• [Given information]
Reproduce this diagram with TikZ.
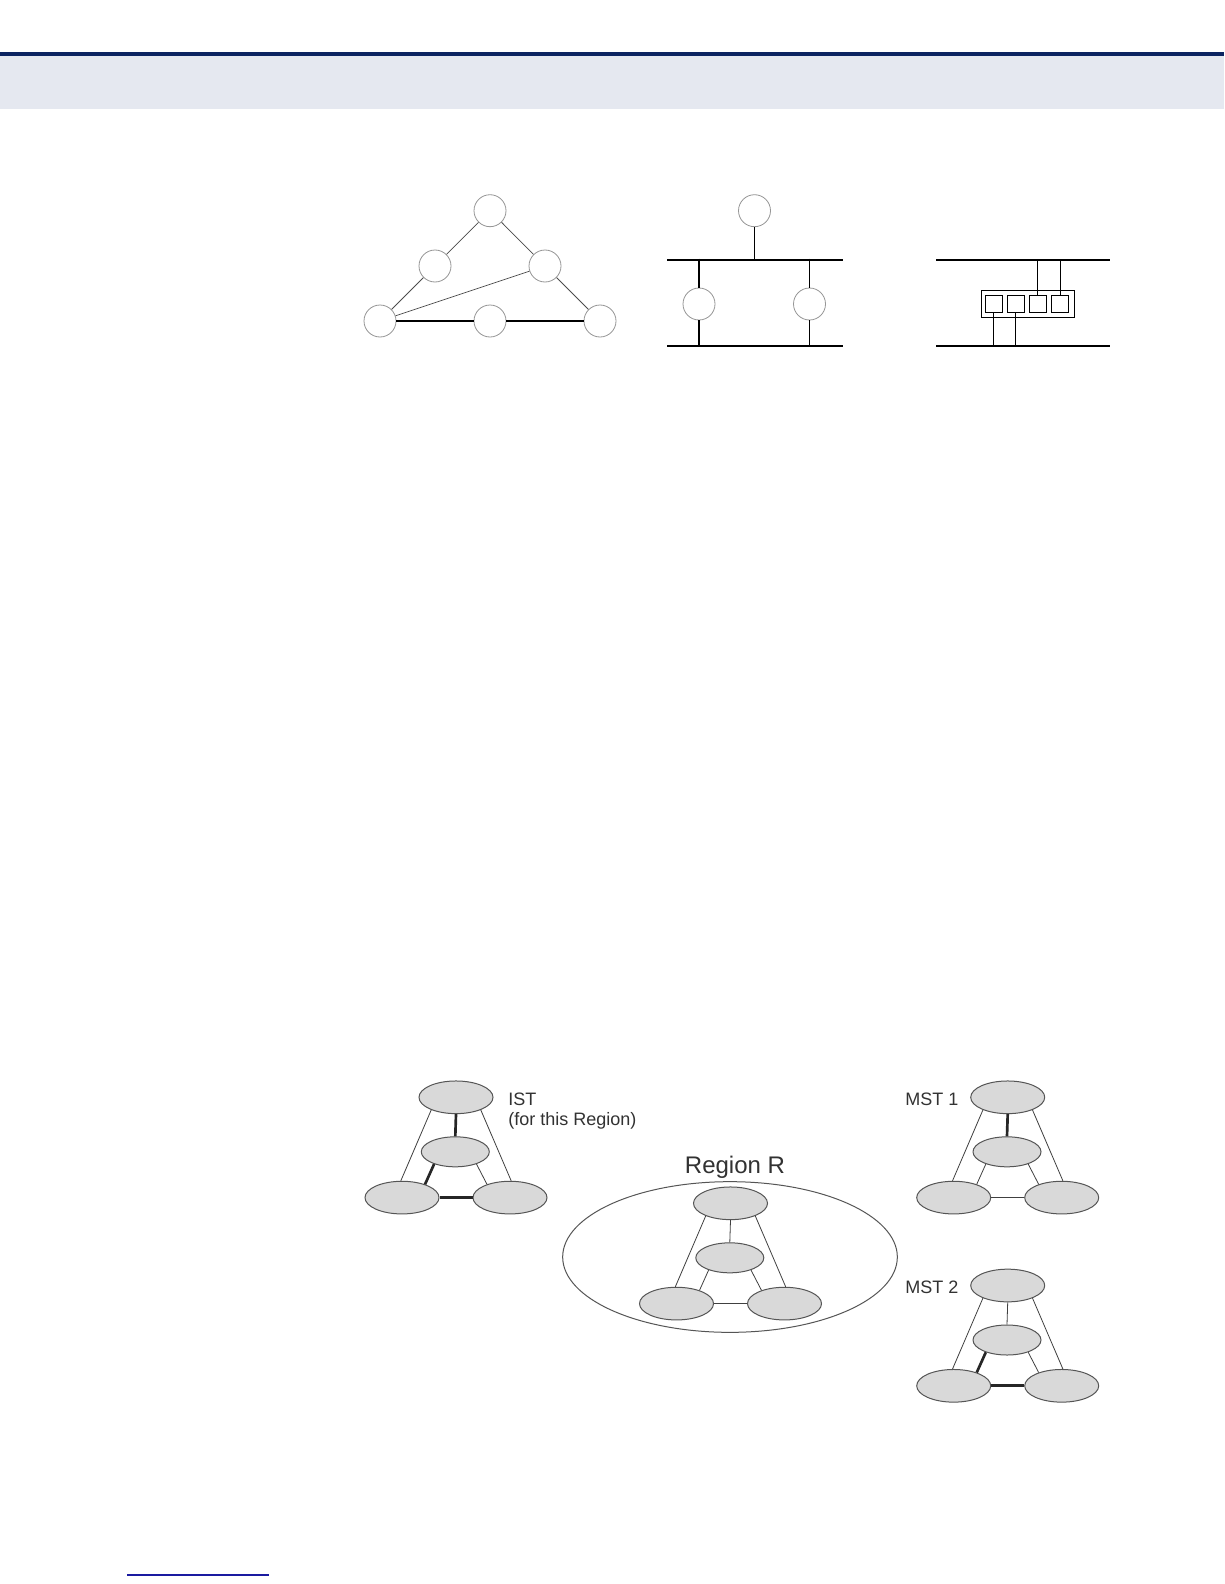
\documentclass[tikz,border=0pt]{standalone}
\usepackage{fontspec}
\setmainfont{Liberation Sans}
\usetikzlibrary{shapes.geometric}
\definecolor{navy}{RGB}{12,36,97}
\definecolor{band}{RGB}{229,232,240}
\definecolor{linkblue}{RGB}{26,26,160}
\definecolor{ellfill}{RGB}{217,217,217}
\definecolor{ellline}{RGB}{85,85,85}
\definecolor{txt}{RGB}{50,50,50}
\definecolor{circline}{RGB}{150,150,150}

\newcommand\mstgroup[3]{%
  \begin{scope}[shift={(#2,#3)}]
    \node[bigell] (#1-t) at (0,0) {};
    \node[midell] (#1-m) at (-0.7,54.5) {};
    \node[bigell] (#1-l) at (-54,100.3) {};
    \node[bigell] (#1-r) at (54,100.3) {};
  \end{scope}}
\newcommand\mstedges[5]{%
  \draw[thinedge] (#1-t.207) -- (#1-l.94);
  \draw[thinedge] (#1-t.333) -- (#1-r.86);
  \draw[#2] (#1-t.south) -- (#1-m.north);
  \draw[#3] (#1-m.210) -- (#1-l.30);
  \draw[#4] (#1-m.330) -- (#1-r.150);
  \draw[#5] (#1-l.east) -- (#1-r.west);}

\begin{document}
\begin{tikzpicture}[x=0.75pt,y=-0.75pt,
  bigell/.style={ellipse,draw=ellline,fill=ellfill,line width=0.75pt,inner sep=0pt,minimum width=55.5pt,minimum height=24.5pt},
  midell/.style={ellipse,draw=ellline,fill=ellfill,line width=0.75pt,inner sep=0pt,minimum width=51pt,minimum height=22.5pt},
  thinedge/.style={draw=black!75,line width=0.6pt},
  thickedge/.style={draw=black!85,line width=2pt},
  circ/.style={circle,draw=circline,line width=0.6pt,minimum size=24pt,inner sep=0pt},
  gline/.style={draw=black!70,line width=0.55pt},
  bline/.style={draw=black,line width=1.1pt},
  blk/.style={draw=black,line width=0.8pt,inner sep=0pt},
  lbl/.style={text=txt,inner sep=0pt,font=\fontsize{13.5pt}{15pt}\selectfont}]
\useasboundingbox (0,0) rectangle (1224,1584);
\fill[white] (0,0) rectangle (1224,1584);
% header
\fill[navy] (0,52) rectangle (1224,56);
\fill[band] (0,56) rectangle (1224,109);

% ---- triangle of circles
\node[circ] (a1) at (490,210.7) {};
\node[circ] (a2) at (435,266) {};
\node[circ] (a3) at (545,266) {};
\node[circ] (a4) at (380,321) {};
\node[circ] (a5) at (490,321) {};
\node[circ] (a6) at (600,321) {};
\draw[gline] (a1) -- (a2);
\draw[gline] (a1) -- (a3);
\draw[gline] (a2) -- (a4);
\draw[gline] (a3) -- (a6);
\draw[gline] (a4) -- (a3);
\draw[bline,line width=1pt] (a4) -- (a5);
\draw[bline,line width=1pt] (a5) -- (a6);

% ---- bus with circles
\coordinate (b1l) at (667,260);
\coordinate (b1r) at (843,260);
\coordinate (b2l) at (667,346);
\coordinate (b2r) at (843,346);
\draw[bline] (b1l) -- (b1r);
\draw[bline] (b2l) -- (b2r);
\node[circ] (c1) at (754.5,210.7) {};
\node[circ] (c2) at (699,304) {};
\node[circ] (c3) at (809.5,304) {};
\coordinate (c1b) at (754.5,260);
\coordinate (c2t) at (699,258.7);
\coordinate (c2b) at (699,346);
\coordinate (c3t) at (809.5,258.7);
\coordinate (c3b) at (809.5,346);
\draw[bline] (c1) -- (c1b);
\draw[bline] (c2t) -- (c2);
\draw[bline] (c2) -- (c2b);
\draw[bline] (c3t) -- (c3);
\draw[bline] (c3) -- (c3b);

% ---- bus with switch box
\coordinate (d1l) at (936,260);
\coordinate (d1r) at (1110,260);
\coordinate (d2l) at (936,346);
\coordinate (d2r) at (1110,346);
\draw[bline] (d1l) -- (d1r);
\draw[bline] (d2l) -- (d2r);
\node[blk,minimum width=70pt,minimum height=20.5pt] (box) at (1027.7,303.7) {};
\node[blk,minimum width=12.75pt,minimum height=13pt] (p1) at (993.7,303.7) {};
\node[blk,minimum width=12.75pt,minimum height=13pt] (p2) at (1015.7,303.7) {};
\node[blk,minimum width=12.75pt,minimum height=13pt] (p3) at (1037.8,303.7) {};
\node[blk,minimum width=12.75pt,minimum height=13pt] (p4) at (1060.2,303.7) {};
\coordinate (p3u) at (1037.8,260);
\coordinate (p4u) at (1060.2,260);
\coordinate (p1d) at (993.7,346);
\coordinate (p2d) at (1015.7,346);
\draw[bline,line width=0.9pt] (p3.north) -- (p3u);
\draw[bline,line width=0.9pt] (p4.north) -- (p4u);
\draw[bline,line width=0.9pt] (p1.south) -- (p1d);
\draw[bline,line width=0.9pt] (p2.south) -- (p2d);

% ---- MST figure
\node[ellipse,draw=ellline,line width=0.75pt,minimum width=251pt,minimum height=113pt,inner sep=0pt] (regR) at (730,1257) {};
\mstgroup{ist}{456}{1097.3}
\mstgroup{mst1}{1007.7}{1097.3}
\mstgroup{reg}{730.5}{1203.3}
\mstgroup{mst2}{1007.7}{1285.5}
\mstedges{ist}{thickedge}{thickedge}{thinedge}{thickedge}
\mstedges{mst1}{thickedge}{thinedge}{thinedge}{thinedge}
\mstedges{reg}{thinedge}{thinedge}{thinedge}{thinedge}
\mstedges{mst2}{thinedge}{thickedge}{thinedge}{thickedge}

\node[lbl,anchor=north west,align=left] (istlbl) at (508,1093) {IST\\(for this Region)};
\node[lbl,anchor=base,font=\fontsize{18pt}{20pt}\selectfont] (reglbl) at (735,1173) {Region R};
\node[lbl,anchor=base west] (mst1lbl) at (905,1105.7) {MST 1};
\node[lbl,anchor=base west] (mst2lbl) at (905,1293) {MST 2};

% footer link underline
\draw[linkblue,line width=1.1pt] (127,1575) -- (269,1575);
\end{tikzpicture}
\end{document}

• [Problem description]
Reproduce all of the material exactly, apart from the pictures.

• [Task response]
Reproduce this diagram with TikZ.
\documentclass[tikz,border=0pt]{standalone}
\usepackage{fontspec}
\setmainfont{Liberation Sans}
\usetikzlibrary{shapes.geometric}
\definecolor{navy}{RGB}{12,36,97}
\definecolor{band}{RGB}{229,232,240}
\definecolor{linkblue}{RGB}{26,26,160}
\definecolor{ellfill}{RGB}{217,217,217}
\definecolor{ellline}{RGB}{85,85,85}
\definecolor{txt}{RGB}{50,50,50}
\definecolor{circline}{RGB}{150,150,150}

\newcommand\mstgroup[3]{%
  \begin{scope}[shift={(#2,#3)}]
    \node[bigell] (#1-t) at (0,0) {};
    \node[midell] (#1-m) at (-0.7,54.5) {};
    \node[bigell] (#1-l) at (-54,100.3) {};
    \node[bigell] (#1-r) at (54,100.3) {};
  \end{scope}}
\newcommand\mstedges[5]{%
  \draw[thinedge] (#1-t.207) -- (#1-l.94);
  \draw[thinedge] (#1-t.333) -- (#1-r.86);
  \draw[#2] (#1-t.south) -- (#1-m.north);
  \draw[#3] (#1-m.210) -- (#1-l.30);
  \draw[#4] (#1-m.330) -- (#1-r.150);
  \draw[#5] (#1-l.east) -- (#1-r.west);}

\begin{document}
\begin{tikzpicture}[x=0.75pt,y=-0.75pt,
  bigell/.style={ellipse,draw=ellline,fill=ellfill,line width=0.75pt,inner sep=0pt,minimum width=55.5pt,minimum height=24.5pt},
  midell/.style={ellipse,draw=ellline,fill=ellfill,line width=0.75pt,inner sep=0pt,minimum width=51pt,minimum height=22.5pt},
  thinedge/.style={draw=black!75,line width=0.6pt},
  thickedge/.style={draw=black!85,line width=2pt},
  circ/.style={circle,draw=circline,line width=0.6pt,minimum size=24pt,inner sep=0pt},
  gline/.style={draw=black!70,line width=0.55pt},
  bline/.style={draw=black,line width=1.1pt},
  blk/.style={draw=black,line width=0.8pt,inner sep=0pt},
  lbl/.style={text=txt,inner sep=0pt,font=\fontsize{13.5pt}{15pt}\selectfont}]
\useasboundingbox (0,0) rectangle (1224,1584);
\fill[white] (0,0) rectangle (1224,1584);
% header
\fill[navy] (0,52) rectangle (1224,56);
\fill[band] (0,56) rectangle (1224,109);

% ---- triangle of circles
\node[circ] (a1) at (490,210.7) {};
\node[circ] (a2) at (435,266) {};
\node[circ] (a3) at (545,266) {};
\node[circ] (a4) at (380,321) {};
\node[circ] (a5) at (490,321) {};
\node[circ] (a6) at (600,321) {};
\draw[gline] (a1) -- (a2);
\draw[gline] (a1) -- (a3);
\draw[gline] (a2) -- (a4);
\draw[gline] (a3) -- (a6);
\draw[gline] (a4) -- (a3);
\draw[bline,line width=1pt] (a4) -- (a5);
\draw[bline,line width=1pt] (a5) -- (a6);

% ---- bus with circles
\coordinate (b1l) at (667,260);
\coordinate (b1r) at (843,260);
\coordinate (b2l) at (667,346);
\coordinate (b2r) at (843,346);
\draw[bline] (b1l) -- (b1r);
\draw[bline] (b2l) -- (b2r);
\node[circ] (c1) at (754.5,210.7) {};
\node[circ] (c2) at (699,304) {};
\node[circ] (c3) at (809.5,304) {};
\coordinate (c1b) at (754.5,260);
\coordinate (c2t) at (699,258.7);
\coordinate (c2b) at (699,346);
\coordinate (c3t) at (809.5,258.7);
\coordinate (c3b) at (809.5,346);
\draw[bline] (c1) -- (c1b);
\draw[bline] (c2t) -- (c2);
\draw[bline] (c2) -- (c2b);
\draw[bline] (c3t) -- (c3);
\draw[bline] (c3) -- (c3b);

% ---- bus with switch box
\coordinate (d1l) at (936,260);
\coordinate (d1r) at (1110,260);
\coordinate (d2l) at (936,346);
\coordinate (d2r) at (1110,346);
\draw[bline] (d1l) -- (d1r);
\draw[bline] (d2l) -- (d2r);
\node[blk,minimum width=70pt,minimum height=20.5pt] (box) at (1027.7,303.7) {};
\node[blk,minimum width=12.75pt,minimum height=13pt] (p1) at (993.7,303.7) {};
\node[blk,minimum width=12.75pt,minimum height=13pt] (p2) at (1015.7,303.7) {};
\node[blk,minimum width=12.75pt,minimum height=13pt] (p3) at (1037.8,303.7) {};
\node[blk,minimum width=12.75pt,minimum height=13pt] (p4) at (1060.2,303.7) {};
\coordinate (p3u) at (1037.8,260);
\coordinate (p4u) at (1060.2,260);
\coordinate (p1d) at (993.7,346);
\coordinate (p2d) at (1015.7,346);
\draw[bline,line width=0.9pt] (p3.north) -- (p3u);
\draw[bline,line width=0.9pt] (p4.north) -- (p4u);
\draw[bline,line width=0.9pt] (p1.south) -- (p1d);
\draw[bline,line width=0.9pt] (p2.south) -- (p2d);

% ---- MST figure
\node[ellipse,draw=ellline,line width=0.75pt,minimum width=251pt,minimum height=113pt,inner sep=0pt] (regR) at (730,1257) {};
\mstgroup{ist}{456}{1097.3}
\mstgroup{mst1}{1007.7}{1097.3}
\mstgroup{reg}{730.5}{1203.3}
\mstgroup{mst2}{1007.7}{1285.5}
\mstedges{ist}{thickedge}{thickedge}{thinedge}{thickedge}
\mstedges{mst1}{thickedge}{thinedge}{thinedge}{thinedge}
\mstedges{reg}{thinedge}{thinedge}{thinedge}{thinedge}
\mstedges{mst2}{thinedge}{thickedge}{thinedge}{thickedge}

\node[lbl,anchor=north west,align=left] (istlbl) at (508,1093) {IST\\(for this Region)};
\node[lbl,anchor=base,font=\fontsize{18pt}{20pt}\selectfont] (reglbl) at (735,1173) {Region R};
\node[lbl,anchor=base west] (mst1lbl) at (905,1105.7) {MST 1};
\node[lbl,anchor=base west] (mst2lbl) at (905,1293) {MST 2};

% footer link underline
\draw[linkblue,line width=1.1pt] (127,1575) -- (269,1575);
\end{tikzpicture}
\end{document}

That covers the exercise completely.